### DATA PROVIDED

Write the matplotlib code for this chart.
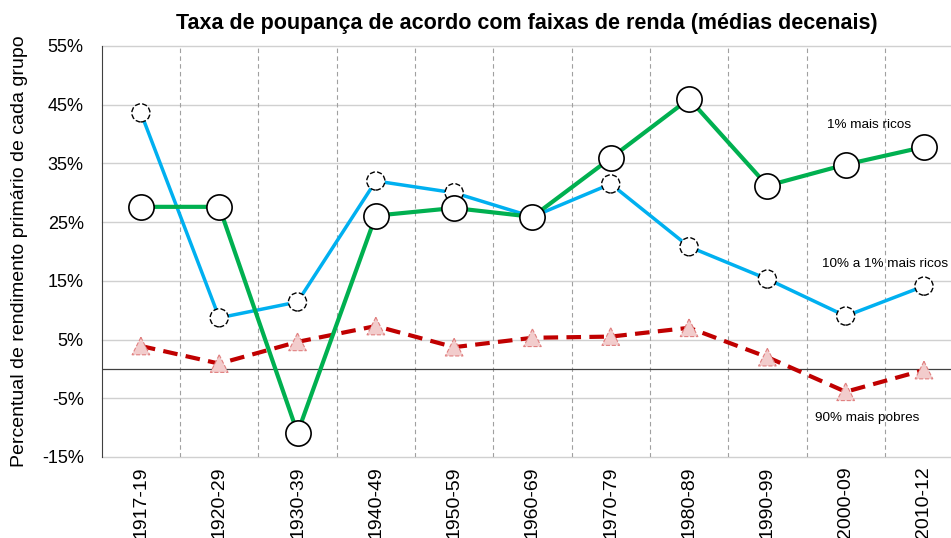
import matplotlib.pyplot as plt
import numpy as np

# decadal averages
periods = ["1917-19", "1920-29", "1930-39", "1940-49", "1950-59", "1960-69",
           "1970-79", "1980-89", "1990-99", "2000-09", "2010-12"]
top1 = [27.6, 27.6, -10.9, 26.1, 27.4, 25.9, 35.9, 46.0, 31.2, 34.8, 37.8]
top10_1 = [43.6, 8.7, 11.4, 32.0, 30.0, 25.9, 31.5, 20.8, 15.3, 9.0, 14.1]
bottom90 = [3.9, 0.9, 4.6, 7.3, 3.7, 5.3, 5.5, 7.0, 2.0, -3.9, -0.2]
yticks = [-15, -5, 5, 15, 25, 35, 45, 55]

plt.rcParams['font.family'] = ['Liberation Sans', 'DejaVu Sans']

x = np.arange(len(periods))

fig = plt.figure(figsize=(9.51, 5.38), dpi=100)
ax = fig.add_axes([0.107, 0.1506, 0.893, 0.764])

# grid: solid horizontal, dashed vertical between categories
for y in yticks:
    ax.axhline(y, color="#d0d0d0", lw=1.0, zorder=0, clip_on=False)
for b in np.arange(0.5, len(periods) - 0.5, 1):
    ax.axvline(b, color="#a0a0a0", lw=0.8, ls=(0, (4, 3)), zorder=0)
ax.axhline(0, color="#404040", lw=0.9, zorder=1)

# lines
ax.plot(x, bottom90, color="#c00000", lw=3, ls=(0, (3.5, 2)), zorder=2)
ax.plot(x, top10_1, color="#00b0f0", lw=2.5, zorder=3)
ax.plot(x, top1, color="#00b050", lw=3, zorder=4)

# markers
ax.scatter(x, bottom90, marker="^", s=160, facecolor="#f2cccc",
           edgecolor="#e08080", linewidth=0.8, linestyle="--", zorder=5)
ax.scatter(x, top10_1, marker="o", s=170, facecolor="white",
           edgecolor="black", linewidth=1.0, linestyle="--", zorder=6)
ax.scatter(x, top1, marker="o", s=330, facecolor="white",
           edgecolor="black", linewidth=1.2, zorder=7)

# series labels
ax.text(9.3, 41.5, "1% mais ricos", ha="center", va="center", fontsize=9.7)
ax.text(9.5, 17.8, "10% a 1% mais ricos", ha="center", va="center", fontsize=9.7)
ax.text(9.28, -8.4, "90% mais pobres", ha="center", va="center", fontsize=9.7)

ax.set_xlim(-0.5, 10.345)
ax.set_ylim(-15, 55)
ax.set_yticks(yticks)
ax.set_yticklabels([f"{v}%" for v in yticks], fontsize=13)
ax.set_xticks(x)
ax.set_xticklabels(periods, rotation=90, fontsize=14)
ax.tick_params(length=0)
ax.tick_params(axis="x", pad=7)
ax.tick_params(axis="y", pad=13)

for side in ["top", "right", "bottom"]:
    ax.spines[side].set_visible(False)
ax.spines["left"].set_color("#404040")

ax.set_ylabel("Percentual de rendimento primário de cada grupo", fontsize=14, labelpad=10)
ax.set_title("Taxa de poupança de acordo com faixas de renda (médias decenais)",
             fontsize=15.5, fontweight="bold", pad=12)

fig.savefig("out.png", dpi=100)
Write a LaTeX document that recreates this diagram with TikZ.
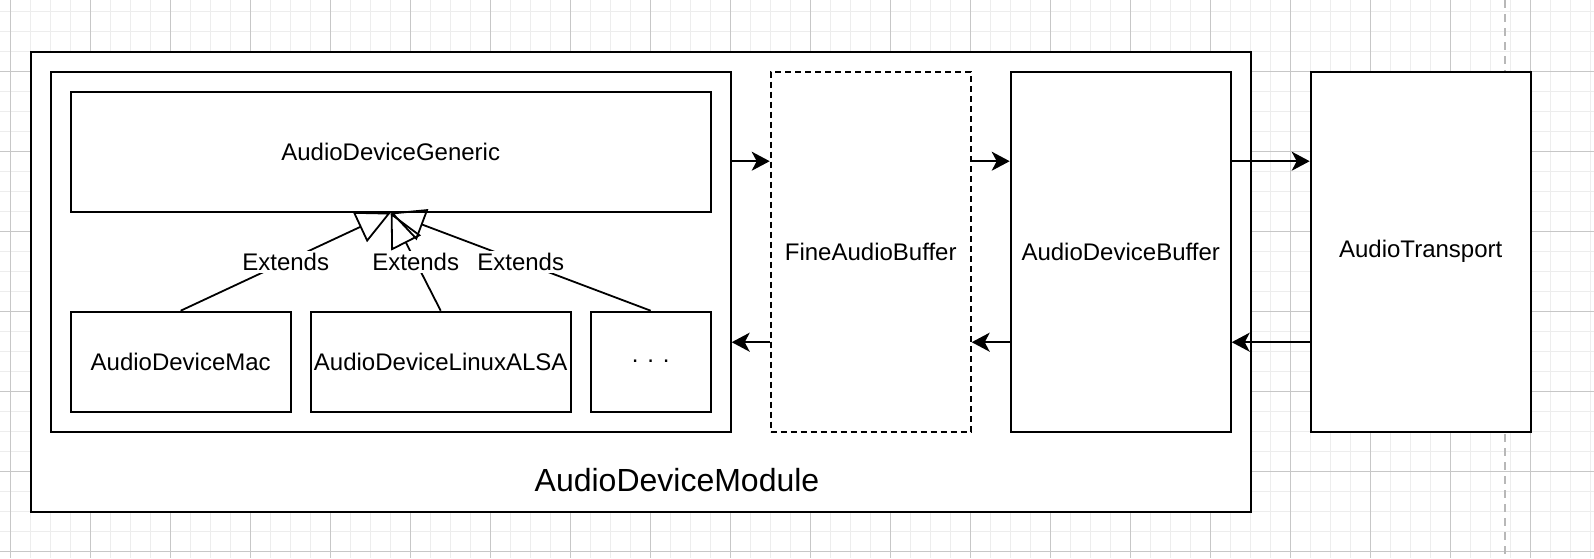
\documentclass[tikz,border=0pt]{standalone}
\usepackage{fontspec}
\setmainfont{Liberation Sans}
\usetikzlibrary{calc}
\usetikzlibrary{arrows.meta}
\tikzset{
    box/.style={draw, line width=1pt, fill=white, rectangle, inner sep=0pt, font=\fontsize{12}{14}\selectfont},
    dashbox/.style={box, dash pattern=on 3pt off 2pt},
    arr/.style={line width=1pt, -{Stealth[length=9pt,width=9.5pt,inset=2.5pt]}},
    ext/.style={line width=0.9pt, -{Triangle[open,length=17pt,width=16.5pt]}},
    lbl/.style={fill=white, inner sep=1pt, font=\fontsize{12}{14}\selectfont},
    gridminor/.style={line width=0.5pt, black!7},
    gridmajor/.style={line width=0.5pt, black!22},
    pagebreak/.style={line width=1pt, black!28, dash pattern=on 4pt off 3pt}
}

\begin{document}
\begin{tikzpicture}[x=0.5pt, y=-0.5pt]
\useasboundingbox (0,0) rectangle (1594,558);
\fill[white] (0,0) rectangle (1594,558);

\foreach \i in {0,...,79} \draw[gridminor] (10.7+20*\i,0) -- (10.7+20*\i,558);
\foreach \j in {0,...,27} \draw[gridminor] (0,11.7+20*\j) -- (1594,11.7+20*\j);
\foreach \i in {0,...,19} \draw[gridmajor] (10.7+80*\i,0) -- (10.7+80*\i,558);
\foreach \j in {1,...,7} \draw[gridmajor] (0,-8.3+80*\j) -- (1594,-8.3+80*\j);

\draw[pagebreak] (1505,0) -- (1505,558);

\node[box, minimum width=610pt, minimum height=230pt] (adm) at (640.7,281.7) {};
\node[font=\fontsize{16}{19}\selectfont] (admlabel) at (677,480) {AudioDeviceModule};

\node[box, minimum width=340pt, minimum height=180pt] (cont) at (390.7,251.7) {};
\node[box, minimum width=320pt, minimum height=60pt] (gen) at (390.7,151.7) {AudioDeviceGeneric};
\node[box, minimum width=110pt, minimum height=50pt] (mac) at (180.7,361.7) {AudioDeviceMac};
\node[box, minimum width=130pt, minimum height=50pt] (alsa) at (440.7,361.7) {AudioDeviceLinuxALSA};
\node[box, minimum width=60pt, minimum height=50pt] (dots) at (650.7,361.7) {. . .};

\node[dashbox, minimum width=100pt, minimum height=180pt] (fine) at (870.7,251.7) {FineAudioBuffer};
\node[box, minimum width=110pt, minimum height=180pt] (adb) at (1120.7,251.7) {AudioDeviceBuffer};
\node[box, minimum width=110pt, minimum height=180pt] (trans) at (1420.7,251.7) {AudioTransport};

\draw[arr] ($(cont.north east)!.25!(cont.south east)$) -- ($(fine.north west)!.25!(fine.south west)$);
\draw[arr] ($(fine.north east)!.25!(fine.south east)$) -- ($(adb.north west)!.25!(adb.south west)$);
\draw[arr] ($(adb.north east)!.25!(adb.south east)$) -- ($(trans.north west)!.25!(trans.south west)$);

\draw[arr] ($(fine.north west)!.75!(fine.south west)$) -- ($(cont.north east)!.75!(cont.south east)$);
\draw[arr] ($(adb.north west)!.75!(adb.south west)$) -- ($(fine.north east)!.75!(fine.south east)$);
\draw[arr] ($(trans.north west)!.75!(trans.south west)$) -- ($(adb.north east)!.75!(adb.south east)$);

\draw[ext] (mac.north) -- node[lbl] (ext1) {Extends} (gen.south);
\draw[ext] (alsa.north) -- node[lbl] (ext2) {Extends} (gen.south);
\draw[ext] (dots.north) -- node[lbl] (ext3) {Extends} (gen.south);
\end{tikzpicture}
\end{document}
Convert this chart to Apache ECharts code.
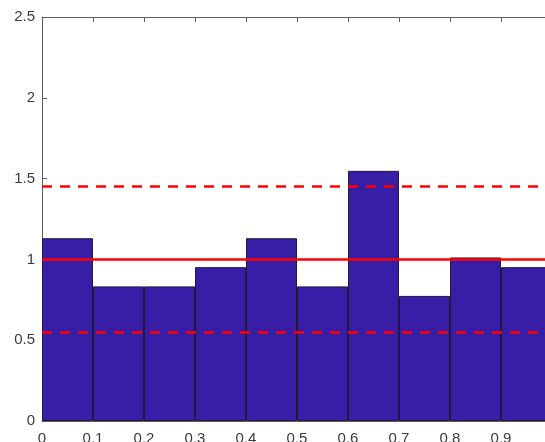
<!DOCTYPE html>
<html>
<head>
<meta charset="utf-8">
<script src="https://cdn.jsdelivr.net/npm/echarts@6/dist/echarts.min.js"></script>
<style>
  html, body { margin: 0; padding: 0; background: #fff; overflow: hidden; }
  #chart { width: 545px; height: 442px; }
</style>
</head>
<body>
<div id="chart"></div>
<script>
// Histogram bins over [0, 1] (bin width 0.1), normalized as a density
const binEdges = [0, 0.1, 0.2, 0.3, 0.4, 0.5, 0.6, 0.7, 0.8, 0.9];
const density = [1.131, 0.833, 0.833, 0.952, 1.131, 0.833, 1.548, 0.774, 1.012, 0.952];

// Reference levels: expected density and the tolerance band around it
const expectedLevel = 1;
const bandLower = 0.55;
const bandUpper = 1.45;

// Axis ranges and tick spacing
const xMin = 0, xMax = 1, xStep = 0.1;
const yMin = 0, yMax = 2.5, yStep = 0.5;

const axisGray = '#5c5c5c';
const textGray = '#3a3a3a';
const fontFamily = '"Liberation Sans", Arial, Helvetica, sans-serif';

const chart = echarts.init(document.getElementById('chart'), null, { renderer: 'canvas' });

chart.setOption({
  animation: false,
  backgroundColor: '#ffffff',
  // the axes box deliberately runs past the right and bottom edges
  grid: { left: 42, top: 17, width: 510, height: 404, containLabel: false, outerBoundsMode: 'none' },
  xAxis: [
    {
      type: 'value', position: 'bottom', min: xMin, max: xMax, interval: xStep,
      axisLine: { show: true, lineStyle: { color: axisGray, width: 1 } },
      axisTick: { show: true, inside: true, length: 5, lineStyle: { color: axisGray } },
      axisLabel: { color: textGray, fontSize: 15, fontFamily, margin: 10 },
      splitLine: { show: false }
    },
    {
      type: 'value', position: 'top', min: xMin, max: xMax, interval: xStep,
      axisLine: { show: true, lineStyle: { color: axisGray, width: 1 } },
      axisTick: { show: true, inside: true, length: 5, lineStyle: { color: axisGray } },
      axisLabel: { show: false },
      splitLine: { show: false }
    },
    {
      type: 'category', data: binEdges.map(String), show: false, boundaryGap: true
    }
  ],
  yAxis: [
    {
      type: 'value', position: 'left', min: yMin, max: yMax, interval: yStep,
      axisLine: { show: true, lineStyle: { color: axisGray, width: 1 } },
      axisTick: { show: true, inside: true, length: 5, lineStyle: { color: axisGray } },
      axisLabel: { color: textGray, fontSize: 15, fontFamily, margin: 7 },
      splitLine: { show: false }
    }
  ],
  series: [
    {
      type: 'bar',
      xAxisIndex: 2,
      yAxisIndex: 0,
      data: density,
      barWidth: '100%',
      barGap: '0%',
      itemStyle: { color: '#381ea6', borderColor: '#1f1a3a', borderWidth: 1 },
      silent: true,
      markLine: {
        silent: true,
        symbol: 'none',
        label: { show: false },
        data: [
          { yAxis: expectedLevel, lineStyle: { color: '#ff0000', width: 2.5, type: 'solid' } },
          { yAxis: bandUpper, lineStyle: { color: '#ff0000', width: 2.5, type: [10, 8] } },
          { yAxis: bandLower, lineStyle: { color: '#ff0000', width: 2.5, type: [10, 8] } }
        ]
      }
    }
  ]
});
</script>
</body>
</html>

######

GOAL:
Repeat the records above exactly, from the first line through the line containing "ax = fig.add_axes([0.107, 0.1506, 0.893, 0.764])", and leave out the pictures.

WRITTEN ANSWER:
Write the matplotlib code for this chart.
import matplotlib.pyplot as plt
import numpy as np

# decadal averages
periods = ["1917-19", "1920-29", "1930-39", "1940-49", "1950-59", "1960-69",
           "1970-79", "1980-89", "1990-99", "2000-09", "2010-12"]
top1 = [27.6, 27.6, -10.9, 26.1, 27.4, 25.9, 35.9, 46.0, 31.2, 34.8, 37.8]
top10_1 = [43.6, 8.7, 11.4, 32.0, 30.0, 25.9, 31.5, 20.8, 15.3, 9.0, 14.1]
bottom90 = [3.9, 0.9, 4.6, 7.3, 3.7, 5.3, 5.5, 7.0, 2.0, -3.9, -0.2]
yticks = [-15, -5, 5, 15, 25, 35, 45, 55]

plt.rcParams['font.family'] = ['Liberation Sans', 'DejaVu Sans']

x = np.arange(len(periods))

fig = plt.figure(figsize=(9.51, 5.38), dpi=100)
ax = fig.add_axes([0.107, 0.1506, 0.893, 0.764])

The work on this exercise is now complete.